Fandom as the vanguard of the new cosmopolitanism

Paul Raven @ 04-11-2010

Interesting essay from Cory Doctorow over at Locus Online; I’m always a little leery of pieces that see science fiction fandom doing that pat-ourselves-on-the-back-for-being-a-little-bit-ahead-of-the-curve thing, but I think Doctorow may have a point when he claims that fandom – alongside many other modern subcultures, it must be said – can be typified by a sort of “gourmet cosmopolitan” attitude peculiar to the post-modern (altermodern?) networked world.

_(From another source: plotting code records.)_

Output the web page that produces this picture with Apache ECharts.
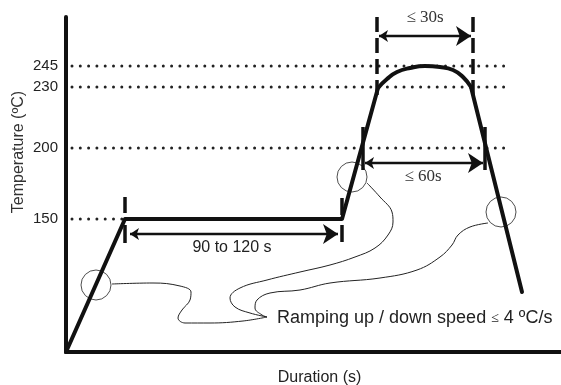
<!DOCTYPE html>
<html>
<head>
<meta charset="utf-8">
<script src="https://cdn.jsdelivr.net/npm/echarts@6/dist/echarts.min.js"></script>
<style>
  html, body { margin: 0; padding: 0; background: #fff; }
  #chart { width: 561px; height: 385px; }
</style>
</head>
<body>
<div id="chart"></div>
<script>
// schematic units: x = offset along duration axis, y = height above the duration axis
const tempLabels = ['150', '200', '230', '245']
const tempLevels = [133, 204, 265, 286]
const guideEnds = [59, 439, 439, 439]

const rampProfile = [[0, 0], [59, 133], [276, 133], [312, 264]]
const peakDome = [[312, 264], [321, 273], [331, 280], [344, 284], [359, 286], [374, 285], [387, 282], [397, 275], [405, 265]]
const coolDown = [[405, 265], [456, 60]]

// short solid markers and the dashed ones above the peak
const solidMarkers = [
  [[59, 155], [59, 139]], [[59, 127], [59, 109]],
  [[276, 154], [276, 137]], [[276, 127], [276, 110]],
  [[297, 225], [297, 182]], [[419, 225], [419, 182]]
]
const dashedMarkers = [[[311, 335], [311, 252]], [[407, 335], [407, 252]]]

// double arrows: 90 to 120 s, <= 30s, <= 60s
const arrows = [
  [[64, 118], [272, 118]],
  [[313, 316], [405, 316]],
  [[299, 189], [417, 189]]
]

const circleCenters = [[30, 67], [286, 175], [435, 140]]

// thin connectors from the circles to the note
const connectorA = [[46, 68], [87, 69], [114, 66], [125, 60], [124, 52], [116, 42], [112, 34], [119, 29], [144, 29], [177, 31], [201, 35]]
const connectorB = [[301, 169], [314, 155], [326, 140], [327, 130], [322, 117], [309, 104], [289, 95], [264, 87], [234, 80], [201, 72], [174, 64], [164, 54], [169, 45], [184, 39], [201, 35]]
const connectorC = [[422, 129], [404, 125], [392, 117], [386, 107], [374, 95], [351, 82], [314, 74], [264, 69], [234, 62], [204, 59], [191, 52], [189, 44], [196, 37], [201, 35]]

const chart = echarts.init(document.getElementById('chart'))

const ink = '#111'
const series = []

tempLevels.forEach((lv, i) => {
  series.push({
    type: 'line',
    data: [[6, lv], [guideEnds[i], lv]],
    symbol: 'none',
    lineStyle: { color: '#222', width: 3, type: [0, 8.3], cap: 'round' },
    silent: true
  })
})

const thinLine = data => ({
  type: 'line',
  data: data,
  symbol: 'none',
  smooth: 0.4,
  lineStyle: { color: '#222', width: 1 },
  silent: true
})
series.push(thinLine(connectorA), thinLine(connectorB), thinLine(connectorC))

series.push({
  type: 'scatter',
  data: circleCenters,
  symbol: 'circle',
  symbolSize: 30,
  itemStyle: { color: 'rgba(0,0,0,0)', borderColor: '#222', borderWidth: 1 },
  silent: true
})

const thickLine = (data, smooth) => ({
  type: 'line',
  data: data,
  symbol: 'none',
  smooth: smooth,
  lineStyle: { color: ink, width: 4, cap: 'round', join: 'round' },
  silent: true
})
series.push(thickLine(rampProfile, false), thickLine(peakDome, 0.5), thickLine(coolDown, false))

solidMarkers.concat(dashedMarkers).forEach((m, i) => {
  series.push({
    type: 'line',
    data: m,
    symbol: 'none',
    lineStyle: { color: ink, width: 3.5, type: i >= solidMarkers.length ? [15, 6] : 'solid' },
    silent: true
  })
})

series.push({
  type: 'lines',
  coordinateSystem: 'cartesian2d',
  data: arrows.map(a => ({ coords: a })),
  symbol: ['arrow', 'arrow'],
  symbolSize: [9, 15],
  lineStyle: { color: ink, width: 2.3, opacity: 1 },
  silent: true
})

const option = {
  animation: false,
  grid: { left: 66, right: 0, top: 17, bottom: 33, outerBoundsMode: 'none' },
  xAxis: {
    type: 'value',
    min: 0,
    max: 495,
    axisLine: { show: true, lineStyle: { color: ink, width: 4 } },
    axisTick: { show: false },
    axisLabel: { show: false },
    splitLine: { show: false },
    name: 'Duration (s)',
    nameLocation: 'middle',
    nameGap: 18,
    nameTextStyle: { fontFamily: 'Liberation Sans, Arial', fontSize: 16, color: '#222', padding: [0, 0, 0, 12] }
  },
  yAxis: {
    type: 'value',
    min: 0,
    max: 335,
    axisLine: { show: true, lineStyle: { color: ink, width: 4 } },
    axisTick: { show: false },
    splitLine: { show: false },
    axisLabel: {
      customValues: tempLevels,
      margin: 8,
      fontFamily: 'Liberation Sans, Arial',
      fontSize: 15,
      color: '#222',
      formatter: v => tempLabels[tempLevels.indexOf(v)]
    }
  },
  graphic: [
    {
      type: 'text',
      x: 19,
      y: 152,
      rotation: Math.PI / 2,
      style: {
        text: 'Temperature (ºC)',
        font: '16px "Liberation Sans", Arial',
        fill: '#333',
        align: 'center',
        verticalAlign: 'middle'
      }
    },
    {
      type: 'text',
      x: 232,
      y: 248,
      style: { text: '90 to 120 s', font: '16px "Liberation Sans", Arial', fill: '#222', align: 'center', verticalAlign: 'middle' }
    },
    {
      type: 'text',
      x: 425,
      y: 18,
      style: { text: '≤ 30s', font: '17px "Liberation Serif", "Times New Roman"', fill: '#333', align: 'center', verticalAlign: 'middle' }
    },
    {
      type: 'text',
      x: 423,
      y: 177,
      style: { text: '≤ 60s', font: '17px "Liberation Serif", "Times New Roman"', fill: '#333', align: 'center', verticalAlign: 'middle' }
    },
    {
      type: 'text',
      x: 277,
      y: 318,
      style: {
        text: 'Ramping up / down speed {le|≤} 4 ºC/s',
        font: '18px "Liberation Sans", Arial',
        fill: '#222',
        align: 'left',
        verticalAlign: 'middle',
        rich: {
          le: { fontFamily: 'Liberation Serif', fontSize: 14, fill: '#222' }
        }
      }
    }
  ],
  series: series
}

chart.setOption(option)
</script>
</body>
</html>
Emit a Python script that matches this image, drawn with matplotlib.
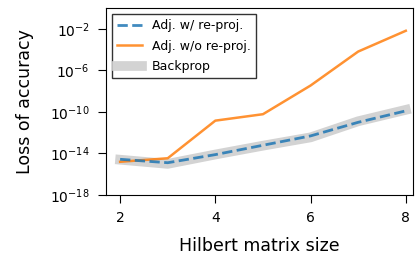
import numpy as np
import matplotlib
matplotlib.use("Agg")
import matplotlib.pyplot as plt

sizes = [2, 3, 4, 5, 6, 7, 8]
adj_reproj = [10**-14.56, 10**-14.89, 10**-14.11, 10**-13.21, 10**-12.31, 10**-11.0, 10**-9.9]
adj_noreproj = [10**-14.8, 10**-14.46, 10**-10.84, 10**-10.22, 10**-7.46, 10**-4.19, 10**-2.19]
backprop = [10**-14.6, 10**-15.0, 10**-14.1, 10**-13.25, 10**-12.45, 10**-10.9, 10**-9.8]

fig, ax = plt.subplots(figsize=(4.15, 2.59), dpi=100)
ax.plot(sizes, backprop, color="lightgray", lw=7, label="Backprop", zorder=1)
ax.plot(sizes, adj_reproj, color="tab:blue", ls="--", lw=2, alpha=0.85,
        label="Adj. w/ re-proj.", zorder=3)
ax.plot(sizes, adj_noreproj, color="tab:orange", lw=1.8, alpha=0.85,
        label="Adj. w/o re-proj.", zorder=2)

ax.set_yscale("log")
ax.set_ylim(1e-18, 1e0)
ax.set_yticks([1e-18, 1e-14, 1e-10, 1e-6, 1e-2])
ax.minorticks_off()
ax.set_xlim(1.7, 8.15)
ax.set_xticks([2, 4, 6, 8])
ax.tick_params(labelsize=10, length=5.5, pad=6)
ax.set_xlabel("Hilbert matrix size", fontsize=12.5, labelpad=9)
ax.set_ylabel("Loss of accuracy", fontsize=12.5, labelpad=12)

handles, labels = ax.get_legend_handles_labels()
order = [1, 2, 0]
ax.legend([handles[i] for i in order], [labels[i] for i in order],
          loc="upper left", fontsize=9, fancybox=False, edgecolor="black",
          labelspacing=0.6)

fig.subplots_adjust(left=0.255, right=0.995, top=0.969, bottom=0.247)
fig.savefig("out.png", dpi=100)
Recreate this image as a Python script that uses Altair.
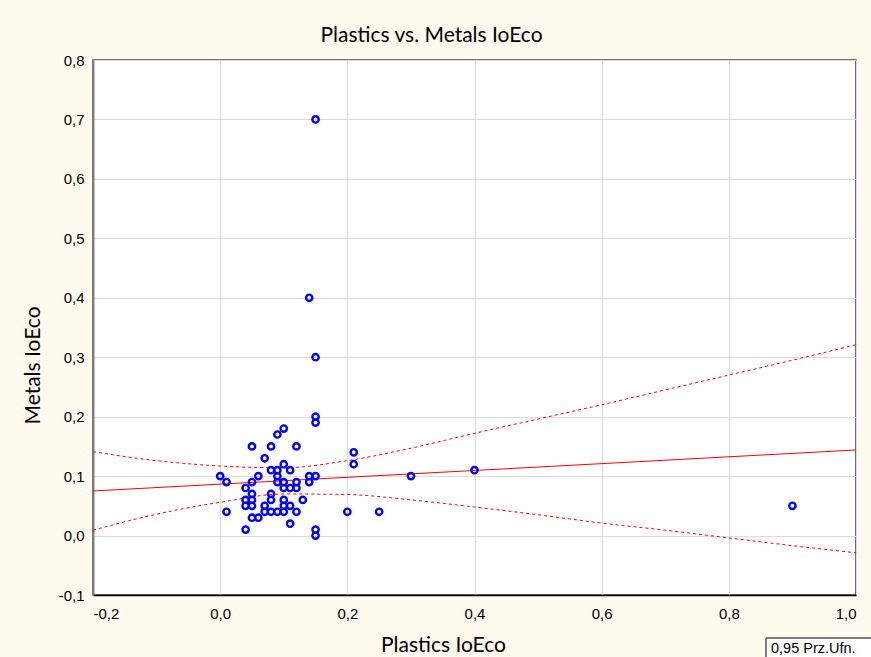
import altair as alt
import pandas as pd

plastics = [0.15, 0.14, 0.15, 0.15, 0.15, 0.10, 0.09, 0.05, 0.08, 0.12,
            0.07, 0.21, 0.21, 0.10, 0.08, 0.09, 0.11, 0.00, 0.01, 0.06,
            0.05, 0.09, 0.09, 0.10, 0.10, 0.11, 0.12, 0.12, 0.14, 0.14,
            0.15, 0.04, 0.05, 0.04, 0.05, 0.04, 0.05, 0.08, 0.08, 0.13,
            0.10, 0.10, 0.11, 0.07, 0.07, 0.08, 0.09, 0.10, 0.12, 0.01,
            0.20, 0.25, 0.05, 0.06, 0.11, 0.04, 0.15, 0.15, 0.30, 0.40,
            0.90]
metals = [0.70, 0.40, 0.30, 0.20, 0.19, 0.18, 0.17, 0.15, 0.15, 0.15,
          0.13, 0.14, 0.12, 0.12, 0.11, 0.11, 0.11, 0.10, 0.09, 0.10,
          0.09, 0.10, 0.09, 0.09, 0.08, 0.08, 0.09, 0.08, 0.10, 0.09,
          0.10, 0.08, 0.07, 0.06, 0.06, 0.05, 0.05, 0.07, 0.06, 0.06,
          0.06, 0.05, 0.05, 0.05, 0.04, 0.04, 0.04, 0.04, 0.04, 0.04,
          0.04, 0.04, 0.03, 0.03, 0.02, 0.01, 0.01, 0.00, 0.10, 0.11,
          0.05]

# fitted line
fit_x = [-0.2, 1.0]
fit_y = [0.075, 0.144]

# 95% confidence band
band_x = [-0.2, -0.1, 0.0, 0.1, 0.2, 0.3, 0.4, 0.5, 0.6, 0.7, 0.8, 0.9, 1.0]
band_hi = [0.141, 0.126, 0.117, 0.114, 0.126, 0.147, 0.172, 0.196, 0.220, 0.245, 0.270, 0.295, 0.321]
band_lo = [0.009, 0.036, 0.056, 0.070, 0.069, 0.060, 0.048, 0.035, 0.021, 0.009, -0.004, -0.017, -0.029]

x_ticks = [-0.2, 0.0, 0.2, 0.4, 0.6, 0.8, 1.0]
y_ticks = [-0.1, 0.0, 0.1, 0.2, 0.3, 0.4, 0.5, 0.6, 0.7, 0.8]

pts = pd.DataFrame({"x": plastics, "y": metals})
fit_df = pd.DataFrame({"x": fit_x, "fit": fit_y})
band_df = pd.DataFrame({"x": band_x, "hi": band_hi, "lo": band_lo})

xs = alt.Scale(domain=[-0.2, 1.0], nice=False, zero=False)
ys = alt.Scale(domain=[-0.1, 0.8], nice=False, zero=False)

lab = "replace(replace(format(datum.value, '.1f'), '.', ','), '\u2212', '-')"

x_axis = alt.Axis(values=x_ticks, labelExpr=lab, title="Plastics IoEco",
                  grid=True, gridColor="#dcdcdc", ticks=False,
                  domainColor="#000000", domainWidth=1.5,
                  labelFont="Liberation Sans", labelFontSize=15, labelColor="#000",
                  labelPadding=11,
                  titleFont="Lato", titleFontSize=21, titleFontWeight="normal",
                  titleColor="#000", titleX=350, titleY=50,
                  titleBaseline="middle", titleAnchor=None)
y_axis = alt.Axis(values=y_ticks, labelExpr=lab, title="Metals IoEco",
                  grid=True, gridColor="#dcdcdc", ticks=False,
                  domainColor="#808080", domainWidth=2,
                  labelFont="Liberation Sans", labelFontSize=15, labelColor="#000",
                  labelPadding=9,
                  titleFont="Lato", titleFontSize=21, titleFontWeight="normal",
                  titleColor="#000", titleX=-60, titleY=305,
                  titleBaseline="middle", titleAlign="center")

points = alt.Chart(pts).mark_point(
    shape="circle", filled=False, color="#0000ff", size=40, strokeWidth=2.4, opacity=1
).encode(
    x=alt.X("x:Q", scale=xs, axis=x_axis),
    y=alt.Y("y:Q", scale=ys, axis=y_axis),
)

line_fit = alt.Chart(fit_df).mark_line(color="#ff0000", strokeWidth=1).encode(
    x=alt.X("x:Q", scale=xs), y=alt.Y("fit:Q", scale=ys))
band = alt.Chart(band_df)
line_hi = band.mark_line(color="#ff0000", strokeWidth=1, strokeDash=[3, 3],
                         interpolate="monotone").encode(
    x=alt.X("x:Q", scale=xs), y=alt.Y("hi:Q", scale=ys))
line_lo = band.mark_line(color="#ff0000", strokeWidth=1, strokeDash=[3, 3],
                         interpolate="monotone").encode(
    x=alt.X("x:Q", scale=xs), y=alt.Y("lo:Q", scale=ys))

legend_box = alt.Chart(pd.DataFrame({"a": [0]})).mark_rect(
    fill="#ffffff", stroke="#000000", strokeWidth=1
).encode(x=alt.value(673), x2=alt.value(800), y=alt.value(578), y2=alt.value(610))
legend_txt = alt.Chart(pd.DataFrame({"t": ["0,95 Prz.Ufn."]})).mark_text(
    align="left", baseline="middle", font="Liberation Sans", fontSize=14.5, color="#000"
).encode(text="t:N", x=alt.value(678), y=alt.value(589))

chart = alt.layer(
    line_hi, line_lo, line_fit, points, legend_box, legend_txt
).properties(
    width=763, height=535,
    title=alt.TitleParams("Plastics vs. Metals IoEco", font="Lato", fontSize=21,
                          fontWeight="normal", color="#000", anchor="middle",
                          dx=-43, offset=7),
    autosize=alt.AutoSizeParams(type="none"),
    padding={"left": 93, "top": 60, "right": 15, "bottom": 62},
    background="#fff9ee",
).configure_view(
    stroke="#404040", strokeWidth=1.5, fill="#ffffff"
)

chart.save("out.html", embed_options={"renderer": "svg", "actions": False})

In passing, he also makes some interesting points about a core philosophy of science fiction stories which I’d like to see further expanded:

… we tend to think of ‘‘cosmopolitan’’ as a synonym for ‘‘posh’’ or ‘‘well-travelled.’’  But that’s not what I mean here: for me, to be cosmopolitan is to live your life by the ancient science fictional maxims: ‘‘All laws are local’’ and ‘‘No law knows how local it is.’’ That is, the eternal verities of your culture’s moment in space and time are as fleeting and ridiculous as last year’s witch-burnings, blood-letting, king-worship, and other assorted forms of idolatry and empty ritual.

[…]

Which is not to say that cosmopolitans don’t believe in anything. To be cosmopolitan is to know that all laws are local, and to use that intellectual liberty to decide for yourself what moral code you’ll subscribe to. It is the freedom to invent your own ethics from the ground up, knowing that the larger social code you’re rejecting is no more or less right than your own – at least from the point of view of a Martian peering through a notional telescope at us piddling Earthlings.

[…]

Rule 34, the Amish, and fandom’s willingness to wear its sweaters inside-out are the common thread running through the 21st century’s social transformations: we’re finding a life where we reevaluate social norms as we go, tossing out the ones that are empty habit or worse, and enthusiastically adopting the remainder because of what it can do for our lives. That is modern, sophisticated, gourmet cosmopolitanism, and it’s ever so much more fun the old cosmopolitanism obsession with how they’re wearing their cuffs in Paris, or what’s on at the Milan opera.

Comments are open: what are your thoughts? (Unless they’re along the lines of  “Doctorow is an [x]!” or “sf fans are [y]!”; these are opinions you’re entitled to, but I’d request politely that you find somewhere else to share them.)